WHAT YOU NEED TO DO: The lines to extract run from the first line of the material below to the line containing "1.13, 1.29, 1.46, 1.66, 1.91, 2.21, 2.64, 3.35];", both included; leave the pictures behind.
============
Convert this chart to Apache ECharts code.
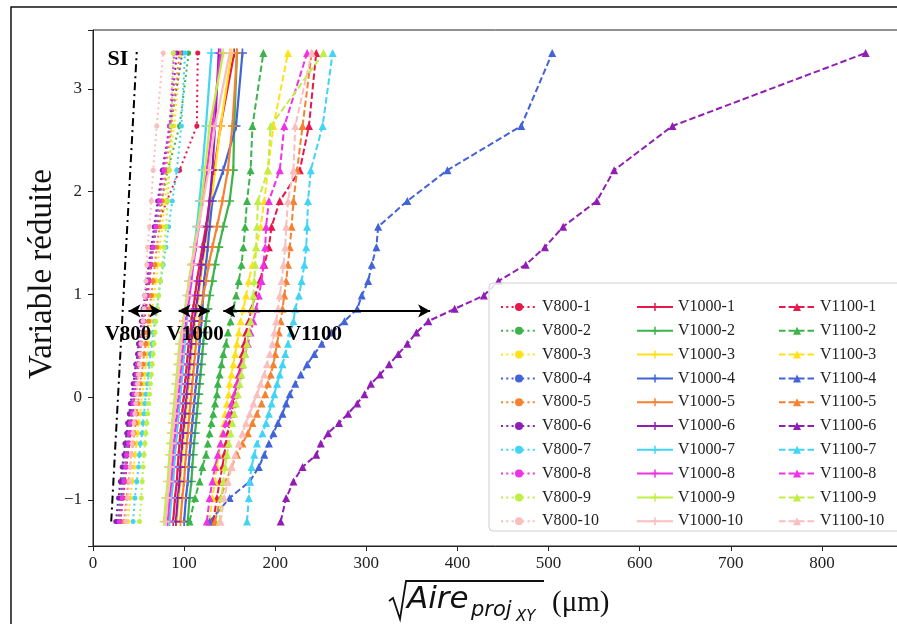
<!DOCTYPE html>
<html>
<head>
<meta charset="utf-8">
<script src="https://cdn.jsdelivr.net/npm/echarts@6/dist/echarts.min.js"></script>
<style>
  html, body { margin: 0; padding: 0; background: #fff; }
  #chart { width: 897px; height: 624px; }
</style>
</head>
<body>
<div id="chart"></div>
<script>
// Gumbel reduced variate of each ranked sample (28 ranks)
const reducedVariate = [-1.21, -0.98, -0.82, -0.68, -0.56, -0.45, -0.35, -0.25, -0.16, -0.06,
  0.03, 0.13, 0.22, 0.32, 0.42, 0.52, 0.63, 0.74, 0.86, 0.99,
  1.13, 1.29, 1.46, 1.66, 1.91, 2.21, 2.64, 3.35];

// sqrt(projected area) in µm, ranked, for each specimen
const v800_1 = [30, 33, 35, 37, 38, 40, 41, 42, 44, 45, 46, 48, 49, 50, 52, 53, 55, 56, 58, 60, 62, 64, 66, 70, 81, 95, 114, 115];
const v800_2 = [27, 30, 32, 33, 35, 36, 38, 39, 40, 42, 43, 45, 46, 47, 49, 50, 52, 54, 56, 58, 60, 63, 66, 70, 75, 82, 95, 105];
const v800_3 = [38, 41, 43, 45, 46, 48, 49, 50, 52, 53, 54, 56, 57, 58, 60, 61, 62, 64, 65, 67, 69, 71, 73, 76, 79, 83, 89, 97];
const v800_4 = [28, 31, 33, 35, 37, 38, 40, 41, 42, 44, 45, 46, 48, 49, 50, 52, 53, 55, 56, 58, 60, 62, 65, 68, 72, 77, 85, 98];
const v800_5 = [34, 37, 39, 41, 42, 44, 45, 47, 48, 49, 51, 52, 53, 55, 56, 58, 59, 61, 62, 64, 66, 68, 70, 73, 76, 80, 86, 95];
const v800_6 = [25, 28, 30, 32, 34, 35, 37, 38, 40, 41, 43, 44, 46, 47, 49, 50, 52, 53, 55, 57, 59, 61, 64, 67, 71, 76, 84, 92];
const v800_7 = [44, 46, 48, 50, 51, 52, 54, 55, 56, 57, 58, 60, 61, 62, 63, 65, 66, 68, 70, 72, 74, 77, 80, 83, 87, 92, 97, 101];
const v800_8 = [29, 32, 34, 36, 37, 39, 40, 41, 43, 44, 45, 47, 48, 49, 51, 52, 54, 55, 57, 59, 61, 63, 66, 69, 73, 78, 84, 89];
const v800_9 = [51, 53, 54, 55, 56, 57, 58, 59, 60, 61, 62, 63, 64, 65, 66, 67, 68, 69, 71, 72, 74, 76, 78, 80, 82, 84, 86, 88];
const v800_10 = [36, 38, 40, 41, 42, 43, 44, 45, 46, 47, 48, 49, 50, 51, 52, 53, 54, 55, 56, 57, 58, 59, 60, 62, 64, 66, 70, 77];

const v1000_1 = [88, 90, 92, 93, 94, 95, 96, 97, 98, 99, 100, 101, 102, 103, 104, 105, 107, 108, 110, 112, 114, 117, 120, 124, 128, 133, 140, 155];
const v1000_2 = [104, 106, 108, 109, 110, 111, 112, 113, 114, 115, 116, 117, 118, 119, 120, 121, 122, 124, 126, 128, 131, 134, 138, 143, 150, 154, 155, 158];
const v1000_3 = [92, 94, 96, 97, 98, 99, 100, 101, 102, 103, 104, 105, 106, 107, 108, 109, 110, 112, 114, 116, 118, 120, 123, 126, 130, 134, 140, 152];
const v1000_4 = [100, 102, 104, 105, 106, 107, 108, 109, 110, 111, 112, 113, 114, 115, 116, 117, 118, 119, 120, 121, 122, 124, 126, 128, 131, 143, 157, 164];
const v1000_5 = [96, 98, 100, 101, 102, 103, 104, 105, 106, 107, 108, 109, 110, 111, 112, 113, 115, 117, 119, 121, 124, 127, 131, 136, 142, 148, 153, 158];
const v1000_6 = [91, 93, 95, 96, 97, 98, 99, 100, 101, 102, 103, 104, 105, 106, 107, 108, 109, 111, 113, 115, 117, 119, 122, 125, 128, 131, 134, 138];
const v1000_7 = [84, 86, 88, 89, 90, 91, 92, 93, 94, 95, 96, 97, 98, 99, 100, 101, 102, 103, 104, 105, 107, 109, 111, 114, 117, 120, 124, 130];
const v1000_8 = [82, 84, 86, 87, 88, 89, 90, 91, 92, 93, 94, 95, 96, 97, 98, 99, 100, 102, 104, 106, 108, 110, 113, 116, 120, 125, 131, 140];
const v1000_9 = [78, 80, 82, 83, 84, 85, 86, 87, 88, 89, 90, 91, 92, 93, 94, 95, 97, 99, 101, 103, 105, 108, 111, 115, 119, 123, 128, 143];
const v1000_10 = [80, 82, 84, 85, 86, 87, 88, 89, 90, 91, 92, 93, 94, 95, 96, 97, 98, 100, 102, 104, 106, 109, 112, 116, 121, 127, 134, 150];

const v1100_1 = [132, 136, 139, 142, 144, 146, 148, 150, 152, 154, 156, 158, 160, 162, 164, 166, 168, 171, 174, 178, 183, 188, 193, 196, 205, 227, 237, 245];
const v1100_2 = [106, 112, 117, 120, 124, 126, 128, 130, 132, 134, 136, 137, 139, 141, 143, 146, 148, 151, 154, 157, 160, 163, 165, 167, 169, 173, 175, 187];
const v1100_3 = [128, 131, 134, 136, 138, 140, 142, 144, 145, 147, 149, 150, 152, 154, 156, 158, 160, 162, 165, 168, 171, 175, 179, 184, 188, 192, 198, 214];
const v1100_4 = [128, 150, 172, 182, 188, 193, 198, 203, 208, 212, 216, 222, 228, 235, 243, 251, 262, 276, 290, 295, 302, 306, 311, 313, 345, 389, 470, 504];
const v1100_5 = [134, 140, 146, 152, 158, 164, 170, 175, 180, 185, 189, 192, 195, 198, 200, 202, 204, 206, 208, 210, 212, 214, 216, 218, 220, 224, 230, 240];
const v1100_6 = [206, 212, 220, 230, 245, 250, 258, 270, 280, 290, 298, 305, 315, 325, 335, 345, 355, 368, 397, 429, 445, 475, 496, 516, 553, 572, 636, 848];
const v1100_7 = [169, 171, 172, 174, 177, 180, 186, 190, 193, 196, 199, 202, 205, 208, 211, 214, 217, 220, 222, 226, 229, 232, 234, 235, 236, 239, 252, 263];
const v1100_8 = [125, 128, 131, 134, 137, 140, 143, 146, 149, 152, 155, 158, 161, 164, 167, 170, 173, 176, 179, 182, 185, 187, 189, 190, 193, 205, 210, 235];
const v1100_9 = [139, 141, 143, 145, 147, 149, 151, 153, 155, 157, 159, 161, 163, 165, 167, 169, 171, 173, 175, 176, 177, 178, 179, 180, 181, 192, 195, 253];
const v1100_10 = [140, 144, 148, 152, 156, 160, 164, 168, 172, 176, 180, 184, 188, 191, 194, 197, 199, 201, 203, 205, 207, 209, 211, 212, 214, 220, 222, 240];

// SI reference line (two end points)
const siX = [20, 48];
const siY = [-1.21, 3.36];

// Spread of each temperature group at the arrow level
const spreadY = 0.84;
const spreadV800 = [39, 75];
const spreadV1000 = [94, 128];
const spreadV1100 = [143, 370];

const palette = ['#e6194b', '#3cb44b', '#ffe119', '#4363d8', '#f58231',
                 '#911eb4', '#42d4f4', '#f032e6', '#bfef45', '#fabebe'];

const SERIF = '"Liberation Serif", "Times New Roman", serif';

const groups = [
  { prefix: 'V800', values: [v800_1, v800_2, v800_3, v800_4, v800_5, v800_6, v800_7, v800_8, v800_9, v800_10],
    lineType: [2, 3.3], width: 2, symbol: 'circle', symbolSize: 5 },
  { prefix: 'V1000', values: [v1000_1, v1000_2, v1000_3, v1000_4, v1000_5, v1000_6, v1000_7, v1000_8, v1000_9, v1000_10],
    lineType: 'solid', width: 2.2,
    symbol: 'path://M-1.3,-7 L1.3,-7 L1.3,-1.3 L7,-1.3 L7,1.3 L1.3,1.3 L1.3,7 L-1.3,7 L-1.3,1.3 L-7,1.3 L-7,-1.3 L-1.3,-1.3 Z',
    symbolSize: 9 },
  { prefix: 'V1100', values: [v1100_1, v1100_2, v1100_3, v1100_4, v1100_5, v1100_6, v1100_7, v1100_8, v1100_9, v1100_10],
    lineType: [6.5, 3], width: 2, symbol: 'triangle', symbolSize: 8 }
];

const series = [];
const legendNames = [];
groups.forEach((g) => {
  const names = [];
  g.values.forEach((vals, i) => {
    const name = g.prefix + '-' + (i + 1);
    names.push(name);
    series.push({
      name: name,
      type: 'line',
      data: vals.map((x, k) => [x, reducedVariate[k]]),
      symbol: g.symbol,
      symbolSize: g.symbolSize,
      color: palette[i],
      itemStyle: { color: palette[i] },
      lineStyle: { color: palette[i], width: g.width, type: g.lineType },
      z: 2,
      silent: true,
      animation: false
    });
  });
  legendNames.push(names);
});

// SI line and the spread arrows
series.push({
  name: 'SI',
  type: 'line',
  data: siX.map((x, k) => [x, siY[k]]),
  symbol: 'none',
  lineStyle: { color: '#000', width: 2, type: [8, 4, 2, 4] },
  z: 3,
  silent: true,
  animation: false,
  markLine: {
    silent: true,
    animation: false,
    symbol: ['arrow', 'arrow'],
    symbolSize: [10, 12],
    lineStyle: { color: '#000', width: 2.2, type: 'solid' },
    label: { show: false },
    emphasis: { disabled: true },
    data: [spreadV800, spreadV1000, spreadV1100].map(r => [
      { coord: [r[0], spreadY] }, { coord: [r[1], spreadY] }
    ])
  }
});

const legendLeft = [495, 631, 773];
const legends = legendNames.map((names, c) => ({
  data: names,
  orient: 'vertical',
  left: legendLeft[c],
  top: 294,
  itemWidth: 36,
  itemHeight: 10,
  itemGap: 7.8,
  selectedMode: false,
  textStyle: { fontFamily: SERIF, fontSize: 16, color: '#222' },
  z: 5
}));

const chart = echarts.init(document.getElementById('chart'), null, { renderer: 'canvas' });

const fmtTick = v => Number.isInteger(v) ? String(v).replace('-', '\u2212') : '';

chart.setOption({
  animation: false,
  backgroundColor: '#fff',
  grid: { left: 93, top: 30, height: 516, width: 820, outerBoundsMode: 'none', containLabel: false,
          show: true, borderColor: '#222', borderWidth: 1 },
  xAxis: {
    type: 'value', min: 0, max: 900, interval: 100,
    axisLine: { show: true, onZero: false, lineStyle: { color: '#222', width: 1 } },
    axisTick: { show: true, length: 5, lineStyle: { color: '#222' } },
    splitLine: { show: false },
    axisLabel: { fontFamily: SERIF, fontSize: 17, color: '#222', margin: 9, formatter: fmtTick }
  },
  yAxis: {
    type: 'value', min: -1.448, max: 3.574,
    axisLine: { show: true, onZero: false, lineStyle: { color: '#222', width: 1 } },
    axisTick: { show: true, length: 5, lineStyle: { color: '#222' } },
    splitLine: { show: false },
    axisLabel: { fontFamily: SERIF, fontSize: 17, color: '#222', margin: 11, formatter: fmtTick }
  },
  legend: legends,
  series: series
});

// annotations placed in data coordinates
const toPx = (x, y) => chart.convertToPixel({ gridIndex: 0 }, [x, y]);
const annotations = [
  { text: 'SI', x: 27.4, y: 3.29, size: 22 },
  { text: 'V800', x: 38.4, y: 0.61, size: 21 },
  { text: 'V1000', x: 112, y: 0.61, size: 21 },
  { text: 'V1100', x: 242.6, y: 0.61, size: 21 }
];

const graphics = [
  // page frame
  { type: 'rect', shape: { x: 11, y: 7, width: 1000, height: 1000 }, style: { fill: 'none', stroke: '#111', lineWidth: 1.5 }, z: 10, silent: true },
  // legend frame
  { type: 'rect', shape: { x: 489, y: 283, width: 430, height: 248, r: 4 }, style: { fill: 'rgba(255,255,255,0.85)', stroke: '#d0d0d0', lineWidth: 1 }, z: 3, silent: true },
  // y axis title
  { type: 'text', x: 42, y: 274, rotation: Math.PI / 2, style: { text: 'Variable réduite', font: '33px ' + SERIF, fill: '#111', align: 'center', verticalAlign: 'middle' }, z: 10, silent: true },
  // x axis title: sqrt(Aire_projXY) (µm)
  { type: 'polyline', shape: { points: [[389, 601], [393, 598], [400, 619], [406, 581], [544, 581]] }, style: { stroke: '#111', lineWidth: 1.8, fill: 'none' }, z: 10, silent: true },
  { type: 'text', x: 407, y: 600, style: { text: 'Aire', font: 'italic 31px "DejaVu Sans"', fill: '#111', verticalAlign: 'middle' }, z: 10, silent: true },
  { type: 'text', x: 471, y: 611, style: { text: 'proj', font: 'italic 21px "DejaVu Sans"', fill: '#111', verticalAlign: 'middle' }, z: 10, silent: true },
  { type: 'text', x: 516, y: 617, style: { text: 'XY', font: 'italic 15px "DejaVu Sans"', fill: '#111', verticalAlign: 'middle' }, z: 10, silent: true },
  { type: 'text', x: 552, y: 603, style: { text: '(\u03bcm)', font: '29px ' + SERIF, fill: '#111', verticalAlign: 'middle' }, z: 10, silent: true }
];

annotations.forEach(a => {
  const p = toPx(a.x, a.y);
  graphics.push({
    type: 'text', x: p[0], y: p[1],
    style: { text: a.text, font: 'bold ' + a.size + 'px ' + SERIF, fill: '#000', align: 'center', verticalAlign: 'middle' },
    z: 10, silent: true
  });
});

chart.setOption({ graphic: graphics });
</script>
</body>
</html>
============
ANSWER FOR THE TASK:
Convert this chart to Apache ECharts code.
<!DOCTYPE html>
<html>
<head>
<meta charset="utf-8">
<script src="https://cdn.jsdelivr.net/npm/echarts@6/dist/echarts.min.js"></script>
<style>
  html, body { margin: 0; padding: 0; background: #fff; }
  #chart { width: 897px; height: 624px; }
</style>
</head>
<body>
<div id="chart"></div>
<script>
// Gumbel reduced variate of each ranked sample (28 ranks)
const reducedVariate = [-1.21, -0.98, -0.82, -0.68, -0.56, -0.45, -0.35, -0.25, -0.16, -0.06,
  0.03, 0.13, 0.22, 0.32, 0.42, 0.52, 0.63, 0.74, 0.86, 0.99,
  1.13, 1.29, 1.46, 1.66, 1.91, 2.21, 2.64, 3.35];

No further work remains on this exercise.